After that, and having prepared a lunch to take with me of almost Muirean sparseness - two small pieces of bread and butter and a flask of water - I took the trail round Mirror Lake. I will admit that as I walked the path I occasionally laughed out loud at the thought that my job could bring me to such a beautiful place. But don’t worry, I was punished later.

The Mirror Lake trail is pretty flat and just circles the lake (which was pretty low so much of the area was already in “summer meadow” mode), but it’s a pretty location in its own right. What makes it spectacular is its location under Half Dome. To lie down in the meadow in the warmth of a Spring sun and look up at that enormous lump of granite looming over you - who could ask for more?
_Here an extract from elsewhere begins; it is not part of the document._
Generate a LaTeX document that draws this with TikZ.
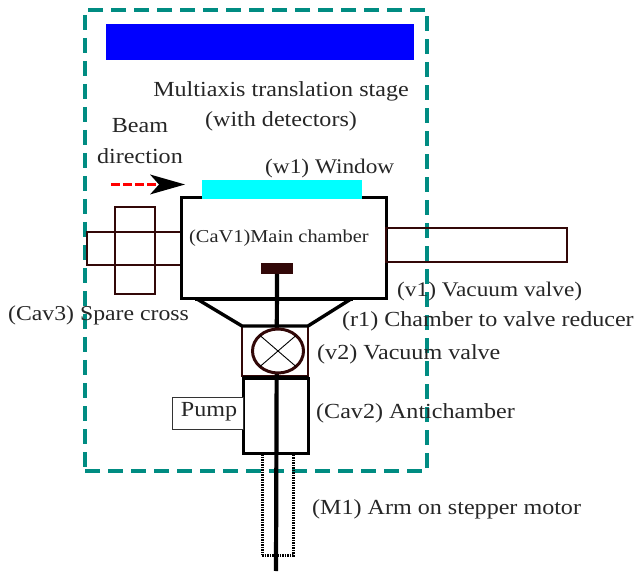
\documentclass[tikz,border=0pt]{standalone}
\usepackage{fontspec}
\setmainfont[FakeStretch=1.12]{Liberation Serif}
\usetikzlibrary{arrows.meta,shapes.geometric}
\definecolor{tealdash}{RGB}{0,140,130}
\definecolor{darkbrown}{RGB}{50,8,8}
\definecolor{purecyan}{RGB}{0,255,255}
\definecolor{pureblue}{RGB}{0,0,255}
\definecolor{purered}{RGB}{255,0,0}
\tikzset{
  lab/.style={anchor=west,inner sep=0pt,font=\fontsize{21.5}{21.5}\selectfont,text=black!85},
  midlab/.style={anchor=center,inner sep=0pt,font=\fontsize{21.5}{21.5}\selectfont,text=black!85},
  pipe/.style={draw=darkbrown,line width=2.2pt},
  vessel/.style={draw=black,line width=3pt,fill=white},
  rect/.style={minimum width=0pt,minimum height=0pt,inner sep=0pt,outer sep=0pt},
  thick line/.style={line width=4.2pt,draw=black}
}
\begin{document}
\begin{tikzpicture}[x=1pt,y=-1pt]
\useasboundingbox (0,0) rectangle (635,572);
% outer stage outline and blue bar
\node[rect,draw=tealdash,line width=3.2pt,dash pattern=on 15pt off 8pt,minimum width=342pt,minimum height=461pt] (stage) at (256,240.5) {};
\node[rect,fill=pureblue,minimum width=308pt,minimum height=36pt] (bar) at (260,42) {};
% cross
\node[rect,pipe,minimum width=94pt,minimum height=33pt] (crossH) at (134,248.5) {};
\node[rect,pipe,minimum width=40pt,minimum height=87pt] (crossV) at (135,250.5) {};
% main chamber
\node[rect,vessel,minimum width=205pt,minimum height=101pt] (main) at (283.5,248.5) {};
\node[rect,fill=purecyan,minimum width=160pt,minimum height=19pt] (window) at (282,189.5) {};
% right valve
\node[rect,draw=darkbrown,line width=2.8pt,minimum width=181pt,minimum height=34pt] (v1) at (476.5,245) {};
% v2 valve
\node[rect,draw=darkbrown,line width=1.3pt,minimum width=66pt,minimum height=50pt] (v2) at (275,351) {};
% antichamber
\node[rect,vessel,minimum width=65pt,minimum height=75pt] (anti) at (275.5,415.5) {};
\node[rect,draw=black!80,line width=.9pt,minimum width=71pt,minimum height=32pt,fill=white] (pump) at (207.5,413) {};
\node[midlab] at (209,412) {Pump};
% dotted motor housing
\node[rect,draw=black,line width=3pt,dash pattern=on 1.5pt off 1pt,minimum width=31pt,minimum height=102pt] (housing) at (277.5,504) {};
% reducer
\coordinate (rTL) at (195,299);
\coordinate (rTR) at (353,299);
\draw[thick line] (rTL) -- (rTR);
\draw[line width=3.4pt] (197,299) -- (v2.north west) -- (v2.north east) -- (351,299);
% arm
\node[rect,fill=darkbrown,minimum width=32pt,minimum height=11pt] (sample) at (277,268.5) {};
\coordinate (armEnd) at (276,571);
\draw[thick line] (sample.south) -- (armEnd);
% valve symbol
\node[rect,ellipse,draw=darkbrown,line width=3pt,fill=white,minimum width=51pt,minimum height=44pt] (vsym) at (278,351) {};
\draw[line width=.9pt] (vsym.north west) -- (vsym.south east);
\draw[line width=.9pt] (vsym.north east) -- (vsym.south west);
\draw[line width=4.2pt] (anti.north west) -- (anti.north east);
% beam arrow
\coordinate (bS) at (111,184.5);
\coordinate (bE) at (161,184.5);
\draw[purered,line width=2.2pt,dash pattern=on 9pt off 3pt] (bS) -- (bE);
\fill (150,174.5) -- (185,184.5) -- (150,194.5) -- (159,184.5) -- cycle;
% labels
\node[midlab] (t1) at (281,91.5) {Multiaxis translation stage};
\node[midlab] (t2) at (281,121.5) {(with detectors)};
\node[midlab] (t3) at (140,126) {Beam};
\node[midlab] (t4) at (140,156) {direction};
\node[lab,font=\fontsize{20.8}{20.8}\selectfont] (t5) at (265,168) {(w1) Window};
\node[lab,font=\fontsize{18.2}{18.2}\selectfont] (t6) at (189,238) {(CaV1)Main chamber};
\node[lab,font=\fontsize{20.8}{20.8}\selectfont] (t7) at (397,291) {(v1) Vacuum valve)};
\node[lab] (t8) at (342,321) {(r1) Chamber to valve reducer};
\node[lab,font=\fontsize{21.2}{21.2}\selectfont] (t9) at (8,315) {(Cav3) Spare cross};
\node[lab] (t10) at (317,354) {(v2) Vacuum valve};
\node[lab] (t11) at (316,413) {(Cav2) Antichamber};
\node[lab] (t12) at (312,509) {(M1) Arm on stepper motor};
\end{tikzpicture}
\end{document}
If you’re wondering about the punishment - I left my black woolly hat at Shuttle Stop 17. I put it on the seat beside me, and when the bus came I got up and left it there. Unfortunately, it wasn’t there when I came back to look, nor was it handed in to ‘Lost and found’ (as Americans call “Lost Property”). Oh well. No great loss I suppose - but it was a hat I bought in New Zealand, so I was sentimentally attached to it. Rats.

Seconds out / second thoughts?

April 14th, 2007

OK, just half an hour or so before the session with my presentation starts. Am I afraid? Well, yes, I am a little apprehensive. But it’s too late to back out now! At least everything seems to work and I’ve run through it all severall times. Fingers crossed.

UPDATE: It all went fine. even using a laptop with an Italian-layout keyboard.